SUPPLIED MATERIAL:
____________

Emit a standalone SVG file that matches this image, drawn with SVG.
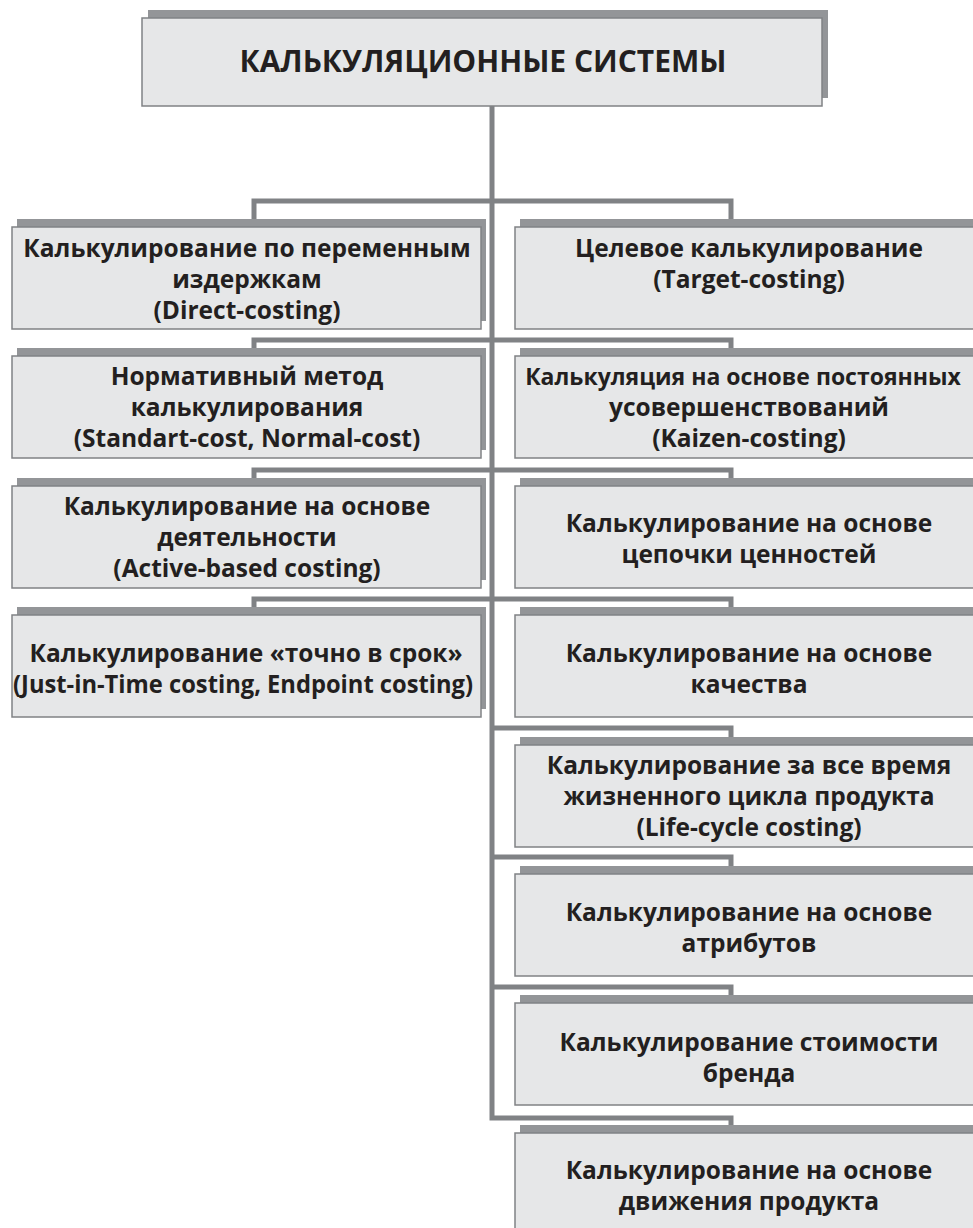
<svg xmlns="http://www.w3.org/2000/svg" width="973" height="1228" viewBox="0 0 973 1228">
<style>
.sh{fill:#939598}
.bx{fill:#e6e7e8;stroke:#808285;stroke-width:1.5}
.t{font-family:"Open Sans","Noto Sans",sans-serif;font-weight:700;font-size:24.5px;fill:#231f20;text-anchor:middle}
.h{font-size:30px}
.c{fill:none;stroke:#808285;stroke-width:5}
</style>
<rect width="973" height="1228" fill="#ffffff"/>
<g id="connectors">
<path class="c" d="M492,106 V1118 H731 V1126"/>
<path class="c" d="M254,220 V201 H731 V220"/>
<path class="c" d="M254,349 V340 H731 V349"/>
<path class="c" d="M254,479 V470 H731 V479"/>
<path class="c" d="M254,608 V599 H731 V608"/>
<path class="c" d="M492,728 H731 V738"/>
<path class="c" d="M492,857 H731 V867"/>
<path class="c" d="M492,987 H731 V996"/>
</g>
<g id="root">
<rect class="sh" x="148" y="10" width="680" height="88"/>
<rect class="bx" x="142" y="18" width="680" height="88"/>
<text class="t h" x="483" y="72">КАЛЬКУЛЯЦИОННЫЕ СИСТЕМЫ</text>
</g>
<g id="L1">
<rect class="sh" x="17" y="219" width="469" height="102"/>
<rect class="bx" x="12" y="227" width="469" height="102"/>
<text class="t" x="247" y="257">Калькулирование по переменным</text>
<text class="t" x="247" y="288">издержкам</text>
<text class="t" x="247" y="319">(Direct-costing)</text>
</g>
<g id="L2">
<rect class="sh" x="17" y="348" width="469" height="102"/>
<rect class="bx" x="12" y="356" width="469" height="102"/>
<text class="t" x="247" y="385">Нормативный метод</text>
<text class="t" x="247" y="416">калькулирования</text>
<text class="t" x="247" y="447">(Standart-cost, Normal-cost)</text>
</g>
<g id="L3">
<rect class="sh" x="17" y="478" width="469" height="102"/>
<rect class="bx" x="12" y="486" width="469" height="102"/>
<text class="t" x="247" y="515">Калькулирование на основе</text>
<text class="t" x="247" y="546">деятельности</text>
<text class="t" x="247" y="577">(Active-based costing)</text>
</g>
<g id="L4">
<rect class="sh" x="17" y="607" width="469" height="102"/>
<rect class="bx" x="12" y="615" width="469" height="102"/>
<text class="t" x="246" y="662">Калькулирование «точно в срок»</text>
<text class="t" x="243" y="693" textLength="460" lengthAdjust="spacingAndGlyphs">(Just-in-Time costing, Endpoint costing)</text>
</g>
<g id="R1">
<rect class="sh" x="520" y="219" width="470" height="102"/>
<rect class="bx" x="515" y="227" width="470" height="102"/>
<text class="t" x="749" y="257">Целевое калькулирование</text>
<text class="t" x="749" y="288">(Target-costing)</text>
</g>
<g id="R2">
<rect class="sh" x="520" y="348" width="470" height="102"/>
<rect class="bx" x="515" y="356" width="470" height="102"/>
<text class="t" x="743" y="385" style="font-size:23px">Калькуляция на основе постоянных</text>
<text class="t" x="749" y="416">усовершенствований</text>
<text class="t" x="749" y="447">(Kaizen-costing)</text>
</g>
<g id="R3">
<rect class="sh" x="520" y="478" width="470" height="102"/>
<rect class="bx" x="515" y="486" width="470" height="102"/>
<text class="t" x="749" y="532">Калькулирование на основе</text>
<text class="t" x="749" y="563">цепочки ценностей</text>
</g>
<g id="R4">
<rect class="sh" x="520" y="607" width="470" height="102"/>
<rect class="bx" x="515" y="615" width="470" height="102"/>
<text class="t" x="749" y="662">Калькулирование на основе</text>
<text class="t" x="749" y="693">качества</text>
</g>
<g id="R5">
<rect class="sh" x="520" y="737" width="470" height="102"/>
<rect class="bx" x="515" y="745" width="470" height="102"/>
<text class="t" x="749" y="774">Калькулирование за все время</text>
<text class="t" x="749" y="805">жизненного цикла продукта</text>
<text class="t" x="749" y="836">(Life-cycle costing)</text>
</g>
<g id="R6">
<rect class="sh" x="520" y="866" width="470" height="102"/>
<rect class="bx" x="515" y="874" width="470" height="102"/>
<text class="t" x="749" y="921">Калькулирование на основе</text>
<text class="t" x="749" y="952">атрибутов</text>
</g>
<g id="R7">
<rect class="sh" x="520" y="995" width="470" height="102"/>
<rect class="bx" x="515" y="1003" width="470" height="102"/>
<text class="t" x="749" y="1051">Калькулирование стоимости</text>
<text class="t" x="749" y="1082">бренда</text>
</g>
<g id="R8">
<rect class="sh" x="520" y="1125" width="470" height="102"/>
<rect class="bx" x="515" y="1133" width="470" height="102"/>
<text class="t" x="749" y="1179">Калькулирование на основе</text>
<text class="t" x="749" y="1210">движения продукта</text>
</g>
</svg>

____________

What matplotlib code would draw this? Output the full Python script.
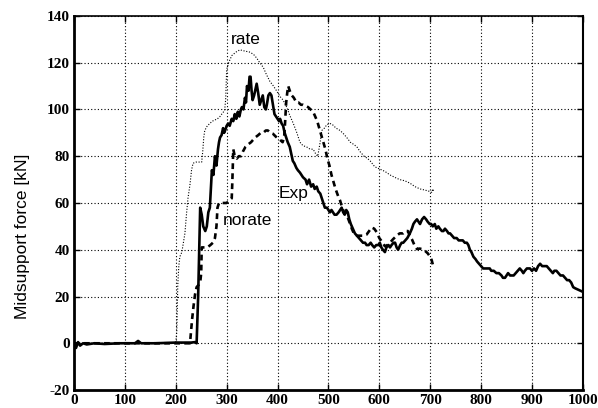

____________

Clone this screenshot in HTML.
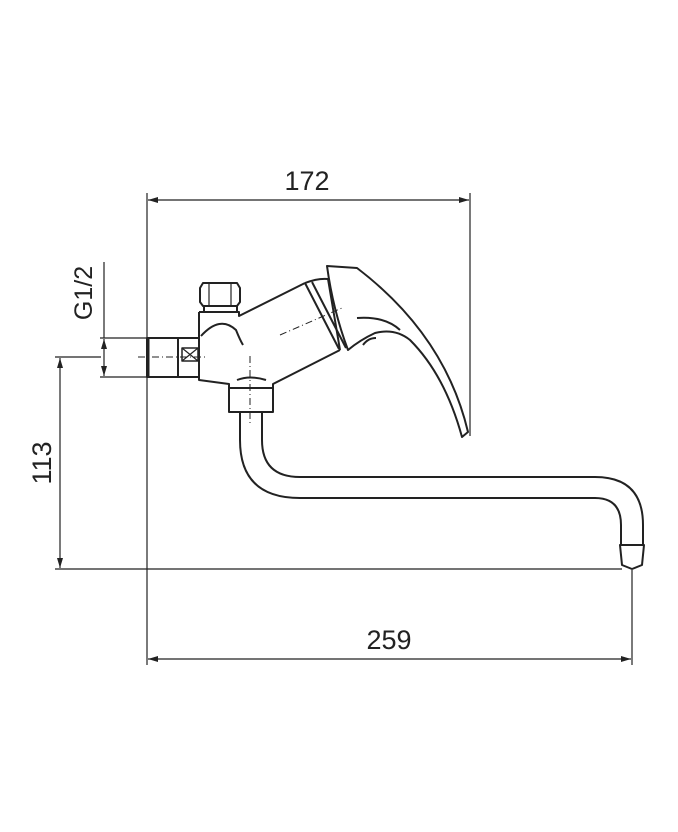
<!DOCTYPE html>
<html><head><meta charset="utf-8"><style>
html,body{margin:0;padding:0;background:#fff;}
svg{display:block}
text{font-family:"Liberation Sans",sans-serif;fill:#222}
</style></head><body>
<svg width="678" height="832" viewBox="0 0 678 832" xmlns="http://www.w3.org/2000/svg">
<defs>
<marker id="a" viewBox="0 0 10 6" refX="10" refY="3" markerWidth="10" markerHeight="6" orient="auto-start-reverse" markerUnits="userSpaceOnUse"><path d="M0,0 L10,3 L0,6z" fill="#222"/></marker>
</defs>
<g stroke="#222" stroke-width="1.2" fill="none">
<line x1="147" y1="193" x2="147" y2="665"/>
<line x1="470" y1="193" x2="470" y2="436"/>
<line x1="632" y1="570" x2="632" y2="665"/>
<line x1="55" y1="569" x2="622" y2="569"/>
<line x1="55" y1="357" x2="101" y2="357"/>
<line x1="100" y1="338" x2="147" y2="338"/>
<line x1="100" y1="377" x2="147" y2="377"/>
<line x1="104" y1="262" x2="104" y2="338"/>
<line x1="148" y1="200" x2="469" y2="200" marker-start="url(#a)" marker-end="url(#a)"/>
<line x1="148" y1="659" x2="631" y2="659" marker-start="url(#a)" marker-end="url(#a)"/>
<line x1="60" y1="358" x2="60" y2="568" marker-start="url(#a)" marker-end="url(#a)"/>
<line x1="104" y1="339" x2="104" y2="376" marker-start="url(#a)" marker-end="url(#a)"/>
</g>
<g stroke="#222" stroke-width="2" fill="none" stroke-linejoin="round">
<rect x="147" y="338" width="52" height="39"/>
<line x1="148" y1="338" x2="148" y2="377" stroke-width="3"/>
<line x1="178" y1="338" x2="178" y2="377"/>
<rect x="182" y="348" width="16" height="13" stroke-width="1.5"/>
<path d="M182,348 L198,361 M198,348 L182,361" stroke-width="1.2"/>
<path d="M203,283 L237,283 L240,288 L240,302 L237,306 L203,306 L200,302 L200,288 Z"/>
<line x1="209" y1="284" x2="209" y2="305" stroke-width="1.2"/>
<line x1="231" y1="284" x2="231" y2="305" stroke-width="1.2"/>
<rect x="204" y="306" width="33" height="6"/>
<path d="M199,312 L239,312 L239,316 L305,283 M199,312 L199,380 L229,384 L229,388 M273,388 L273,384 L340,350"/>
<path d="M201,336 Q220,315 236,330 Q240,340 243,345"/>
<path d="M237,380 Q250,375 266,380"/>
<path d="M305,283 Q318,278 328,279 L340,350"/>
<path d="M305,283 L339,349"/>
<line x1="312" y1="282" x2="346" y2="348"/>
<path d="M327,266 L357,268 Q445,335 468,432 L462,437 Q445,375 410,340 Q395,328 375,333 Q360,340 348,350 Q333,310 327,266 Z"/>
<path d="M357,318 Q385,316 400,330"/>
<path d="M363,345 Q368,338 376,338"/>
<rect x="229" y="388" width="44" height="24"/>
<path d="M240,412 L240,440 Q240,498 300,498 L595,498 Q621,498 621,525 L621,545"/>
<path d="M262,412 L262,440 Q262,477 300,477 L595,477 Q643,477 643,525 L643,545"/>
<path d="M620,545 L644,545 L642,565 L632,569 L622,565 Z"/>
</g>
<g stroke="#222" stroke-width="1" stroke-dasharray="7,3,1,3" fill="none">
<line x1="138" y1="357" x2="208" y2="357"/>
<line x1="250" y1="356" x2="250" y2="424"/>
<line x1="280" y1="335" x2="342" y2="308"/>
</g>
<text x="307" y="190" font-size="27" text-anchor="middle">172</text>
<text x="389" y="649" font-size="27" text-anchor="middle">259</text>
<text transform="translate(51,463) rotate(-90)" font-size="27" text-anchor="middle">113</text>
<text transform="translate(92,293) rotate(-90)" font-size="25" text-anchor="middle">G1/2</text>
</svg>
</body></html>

____________

Where a line above includes "this", copy that line.

Emit a standalone SVG file that matches this image, drawn with SVG.
What matplotlib code would draw this? Output the full Python script.
Clone this screenshot in HTML.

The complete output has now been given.